Kasper Pedersen wrote:
> This is to poke my head in, and to share a simple multichannel
> phase comparator/monitor that turned out to be useful.
>
> I have a few homebuilt boxes that will do ~100ps timestamps,
> I have other uses for them, and tying them up with a single
> long term experiment is unacceptable. So I needed a phase
> comparator that I could rebuild in an hour if I wanted to,
> something in the spirit of TVB's PIC16 divider.
> Something simple.
>
> The idea is this:
> Beat a number of 10MHz inputs against another clock frequency
> using the input flipflops in a microcontroller as samplers,
> sample a number of times to cover the phase circle, and
> calculate the phase. Beating against 11.0592MHz gives a period
> of 3456 clocks, sampling every 8 clocks gives 432 samples, that
> should give 230ps resolution. Add clock jitter and aperture
> jitter, and precision should be around 500ps.
> How much performance can one get for $10?
>
> schematic: http://n1.taur.dk/timenuts/phasecomp8.pdf
> samples: http://n1.taur.dk/timenuts/phasesamples.png
>
> When comparing a 10MHz source with itself through
> a cable delay, the peak noise is 400ps. That's for a
> 300-microsecond acquisition time, which means the
> update rate is limited by how fast I can compute the
> vector and shovel data over to a PC. When monitoring
> beating 10MHz sources with an adjusted  (-3ppm)

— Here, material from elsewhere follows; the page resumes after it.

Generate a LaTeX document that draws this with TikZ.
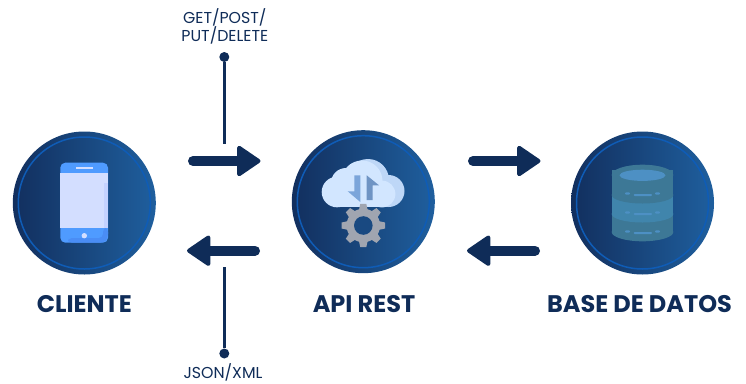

> microcontroller clock, it's about 600ps peak.
> When misadjusted to be -30 ppm off, it's 1.1ns peak.
>
> At the moment there is only a crude windows program for
> turning the output into decimal plottable data, so some
> programming skill or beer drinking friend with programming
> skill is required, as well as knowledge of what one wants to
> measure (that's usually the hard part).
>
> source, hex: http://n1.taur.dk/timenuts/phasecomp.zip
> converter: http://n1.taur.dk/timenuts/phasehex2dec_win.zip
>
> I'm aware that 600ps is a very large figure in a lot of
> cases but for my oscillators it's good enough.
>
> /Kasper Pedersen.
>
>   
Kasper

Such techniques are quite sensitive (as you have demonstrated) to the 
ratio of the 11.0592MHz and 10MHz frequencies.
Thus in practice its best to phase lock the 11.0592MHz source to one of 
the 10MHz sources and the frequency differences between all the 10MHz 
sources being compared should be 1Hz or less.

This should maintain the resolution somewhat closer to the theoretical 
value derived by a naive analysis.
A low phase noise 11.0592MHz source is also required.